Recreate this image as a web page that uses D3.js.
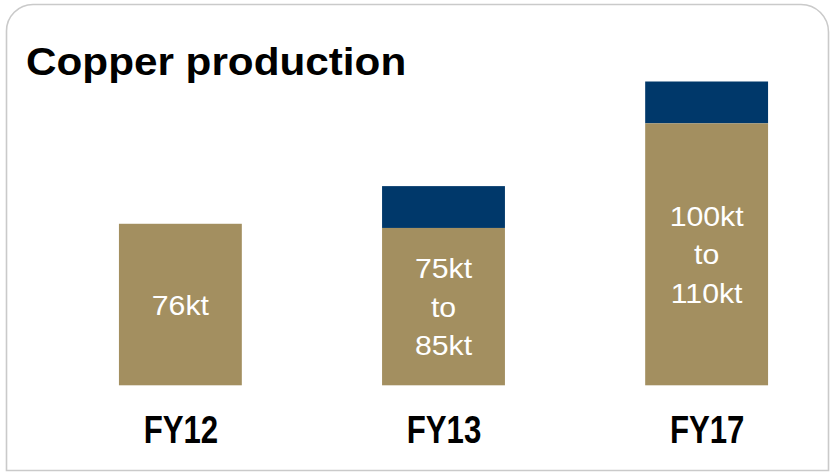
<!DOCTYPE html>
<html>
<head>
<meta charset="utf-8">
<script src="https://cdn.jsdelivr.net/npm/d3@7"></script>
<style>
  html, body { margin: 0; padding: 0; background: #ffffff; }
  svg { display: block; }
</style>
</head>
<body>
<svg id="chart" width="830" height="472"></svg>
<script>
// Copper production: achieved FY12 and guidance ranges for FY13 and FY17 (kt)
const categories = ["FY12", "FY13", "FY17"];
const lowValues  = [76, 75, 100];   // base of each bar (kt)
const highValues = [76, 85, 110];   // top of guidance range (kt)
const valueLabels = [["76kt"], ["75kt", "to", "85kt"], ["100kt", "to", "110kt"]];
const titleText = "Copper production";

const W = 830, H = 472;
const TAN = "#a38f60", NAVY = "#00386a";
const FONT = "'Liberation Sans', Arial, sans-serif";

const svg = d3.select("#chart");

// Card frame with rounded top corners
svg.append("path")
  .attr("d", "M6.5,470.5 V31 A26.5,26.5 0 0 1 33,4.5 H801 A27.5,27.5 0 0 1 828.5,32 V470.5 Z")
  .attr("fill", "#ffffff")
  .attr("stroke", "#cacaca")
  .attr("stroke-width", 1.6);

// Title
svg.append("text")
  .attr("transform", "translate(26,75) scale(1.07,1)")
  .attr("font-family", FONT)
  .attr("font-weight", "bold")
  .attr("font-size", 39.5)
  .attr("fill", "#000000")
  .text(titleText);

const x = d3.scaleBand()
  .domain(categories)
  .range([40, 847])
  .paddingInner(0.533)
  .paddingOuter(0.3);

// Value axis (not drawn) — bars rise from a non-zero floor
const y = d3.scaleLinear()
  .domain([37.4, 110])
  .range([385.3, 81.5]);

const rows = categories.map((c, i) => ({
  cat: c, low: lowValues[i], high: highValues[i], lines: valueLabels[i]
}));

const g = svg.append("g");

// Upper guidance segment
g.selectAll("rect.range")
  .data(rows.filter(d => d.high > d.low))
  .join("rect")
  .attr("class", "range")
  .attr("x", d => x(d.cat))
  .attr("width", x.bandwidth())
  .attr("y", d => y(d.high))
  .attr("height", d => y(d.low) - y(d.high))
  .attr("fill", NAVY);

// Base segment
g.selectAll("rect.base")
  .data(rows)
  .join("rect")
  .attr("class", "base")
  .attr("x", d => x(d.cat))
  .attr("width", x.bandwidth())
  .attr("y", d => y(d.low))
  .attr("height", d => y.range()[0] - y(d.low))
  .attr("fill", TAN);

// Value labels, centred in the base segment
const lineGap = 38.5;
rows.forEach(d => {
  const cx = x(d.cat) + x.bandwidth() / 2;
  const cy = (y(d.low) + y.range()[0]) / 2;
  const n = d.lines.length;
  d.lines.forEach((t, k) => {
    const yy = cy + (k - (n - 1) / 2) * lineGap + 10;
    svg.append("text")
      .attr("transform", `translate(${cx},${yy}) scale(1.08,1)`)
      .attr("text-anchor", "middle")
      .attr("font-family", FONT)
      .attr("font-size", 28)
      .attr("fill", "#ffffff")
      .text(t);
  });
});

// Category labels
svg.selectAll("text.cat")
  .data(categories)
  .join("text")
  .attr("class", "cat")
  .attr("transform", d => `translate(${x(d) + x.bandwidth() / 2 + 0.5},442.7) scale(0.81,1)`)
  .attr("text-anchor", "middle")
  .attr("font-family", FONT)
  .attr("font-weight", "bold")
  .attr("font-size", 38.5)
  .attr("fill", "#000000")
  .text(d => d);
</script>
</body>
</html>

Task requirements:
Copy the whole listing above word for word but do not carry over the pictures.

Final answer:
Recreate this image as a web page that uses D3.js.
<!DOCTYPE html>
<html>
<head>
<meta charset="utf-8">
<script src="https://cdn.jsdelivr.net/npm/d3@7"></script>
<style>
  html, body { margin: 0; padding: 0; background: #ffffff; }
  svg { display: block; }
</style>
</head>
<body>
<svg id="chart" width="830" height="472"></svg>
<script>
// Copper production: achieved FY12 and guidance ranges for FY13 and FY17 (kt)
const categories = ["FY12", "FY13", "FY17"];
const lowValues  = [76, 75, 100];   // base of each bar (kt)
const highValues = [76, 85, 110];   // top of guidance range (kt)
const valueLabels = [["76kt"], ["75kt", "to", "85kt"], ["100kt", "to", "110kt"]];
const titleText = "Copper production";

const W = 830, H = 472;
const TAN = "#a38f60", NAVY = "#00386a";
const FONT = "'Liberation Sans', Arial, sans-serif";

const svg = d3.select("#chart");

// Card frame with rounded top corners
svg.append("path")
  .attr("d", "M6.5,470.5 V31 A26.5,26.5 0 0 1 33,4.5 H801 A27.5,27.5 0 0 1 828.5,32 V470.5 Z")
  .attr("fill", "#ffffff")
  .attr("stroke", "#cacaca")
  .attr("stroke-width", 1.6);

// Title
svg.append("text")
  .attr("transform", "translate(26,75) scale(1.07,1)")
  .attr("font-family", FONT)
  .attr("font-weight", "bold")
  .attr("font-size", 39.5)
  .attr("fill", "#000000")
  .text(titleText);

const x = d3.scaleBand()
  .domain(categories)
  .range([40, 847])
  .paddingInner(0.533)
  .paddingOuter(0.3);

// Value axis (not drawn) — bars rise from a non-zero floor
const y = d3.scaleLinear()
  .domain([37.4, 110])
  .range([385.3, 81.5]);

const rows = categories.map((c, i) => ({
  cat: c, low: lowValues[i], high: highValues[i], lines: valueLabels[i]
}));

const g = svg.append("g");

// Upper guidance segment
g.selectAll("rect.range")
  .data(rows.filter(d => d.high > d.low))
  .join("rect")
  .attr("class", "range")
  .attr("x", d => x(d.cat))
  .attr("width", x.bandwidth())
  .attr("y", d => y(d.high))
  .attr("height", d => y(d.low) - y(d.high))
  .attr("fill", NAVY);

// Base segment
g.selectAll("rect.base")
  .data(rows)
  .join("rect")
  .attr("class", "base")
  .attr("x", d => x(d.cat))
  .attr("width", x.bandwidth())
  .attr("y", d => y(d.low))
  .attr("height", d => y.range()[0] - y(d.low))
  .attr("fill", TAN);

// Value labels, centred in the base segment
const lineGap = 38.5;
rows.forEach(d => {
  const cx = x(d.cat) + x.bandwidth() / 2;
  const cy = (y(d.low) + y.range()[0]) / 2;
  const n = d.lines.length;
  d.lines.forEach((t, k) => {
    const yy = cy + (k - (n - 1) / 2) * lineGap + 10;
    svg.append("text")
      .attr("transform", `translate(${cx},${yy}) scale(1.08,1)`)
      .attr("text-anchor", "middle")
      .attr("font-family", FONT)
      .attr("font-size", 28)
      .attr("fill", "#ffffff")
      .text(t);
  });
});

// Category labels
svg.selectAll("text.cat")
  .data(categories)
  .join("text")
  .attr("class", "cat")
  .attr("transform", d => `translate(${x(d) + x.bandwidth() / 2 + 0.5},442.7) scale(0.81,1)`)
  .attr("text-anchor", "middle")
  .attr("font-family", FONT)
  .attr("font-weight", "bold")
  .attr("font-size", 38.5)
  .attr("fill", "#000000")
  .text(d => d);
</script>
</body>
</html>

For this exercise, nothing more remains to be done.